Laura: Sounds like you're on the right path, from what you said. And of course, you don't have to have gallery representation, there are also a lot of channels now, YouTube is very important and of course Instagram. You can have social media running and at the same time be represented by a gallery as well.
Yemi: Exactly! Currently, I am working on a few fashion films, I feel like fashion film is where I stand, because it gives you so much space to push the boundaries. I think that experimental film is amazing at communicating certain ideas or maybe having more of an avant-garde or abstract approach to film. The only thing I noticed about experimental film is that it doesn't always get you the representation you want. I’ve been in contact with a few producers and directors, asking them the best way to kind of get my foot firmly in the door.

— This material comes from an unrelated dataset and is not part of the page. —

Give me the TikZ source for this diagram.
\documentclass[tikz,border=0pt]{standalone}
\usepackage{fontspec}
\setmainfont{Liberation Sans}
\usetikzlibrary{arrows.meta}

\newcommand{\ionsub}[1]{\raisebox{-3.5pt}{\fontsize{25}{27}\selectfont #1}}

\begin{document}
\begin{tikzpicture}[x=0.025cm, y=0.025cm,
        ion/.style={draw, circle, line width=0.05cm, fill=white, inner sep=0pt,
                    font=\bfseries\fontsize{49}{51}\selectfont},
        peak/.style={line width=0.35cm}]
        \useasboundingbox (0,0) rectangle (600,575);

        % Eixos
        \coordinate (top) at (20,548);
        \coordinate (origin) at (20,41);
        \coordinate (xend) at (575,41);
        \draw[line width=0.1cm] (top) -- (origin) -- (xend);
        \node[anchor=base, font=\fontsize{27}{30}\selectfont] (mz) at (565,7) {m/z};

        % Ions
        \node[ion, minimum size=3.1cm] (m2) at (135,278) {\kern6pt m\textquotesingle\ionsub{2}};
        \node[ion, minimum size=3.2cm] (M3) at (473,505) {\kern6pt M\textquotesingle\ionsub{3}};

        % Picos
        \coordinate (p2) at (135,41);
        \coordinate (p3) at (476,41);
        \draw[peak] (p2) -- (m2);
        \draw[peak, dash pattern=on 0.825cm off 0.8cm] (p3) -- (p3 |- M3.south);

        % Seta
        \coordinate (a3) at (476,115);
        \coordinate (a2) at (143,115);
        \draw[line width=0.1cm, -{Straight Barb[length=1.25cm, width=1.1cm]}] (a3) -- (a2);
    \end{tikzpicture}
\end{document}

Laura: Exciting! Are you collaborating with anyone to do those?
Yemi: Yes. There is a director called Tom Oliver. I'm going to be working on that project as a Creative Director, and the designer. Her name is Emilia, she is a Fashion Designer at CSM, that is where I studied and she makes beautiful work. Her work explores femininity, and she is trying to create a new language for how we view femininity. So that is going to be super excited to work with them, I am looking forward to it.
Laura: It is so lovely to have people come into your life and also your professional life to have inspired you. Tell me about Central Saint Martins (CSM), did you absorb a lot of information and generate ideas there?
Yemi: I did. I think being in a space where you have a lot of creative people really helps you to be creative. I think being in that kind of environment is such a catalyst for developing ideas. University is a great place, or specifically, CSM is a great place to be around that community, so I was always channeling out work constantly.
Laura: It is lovely to have that network where you studied and keep in touch with as friends but also as people you can draw upon, for professional advice. Do you have a platform where we can see your work?
Yemi: It's Yemi Oyato and all the platforms, @yemioyato on Instagram.
Laura: Oh! Yemi, it's been lovely to meet you, I hope to meet you in real life at some point as well.
Yemi: I had a lovely time, thank you for having me.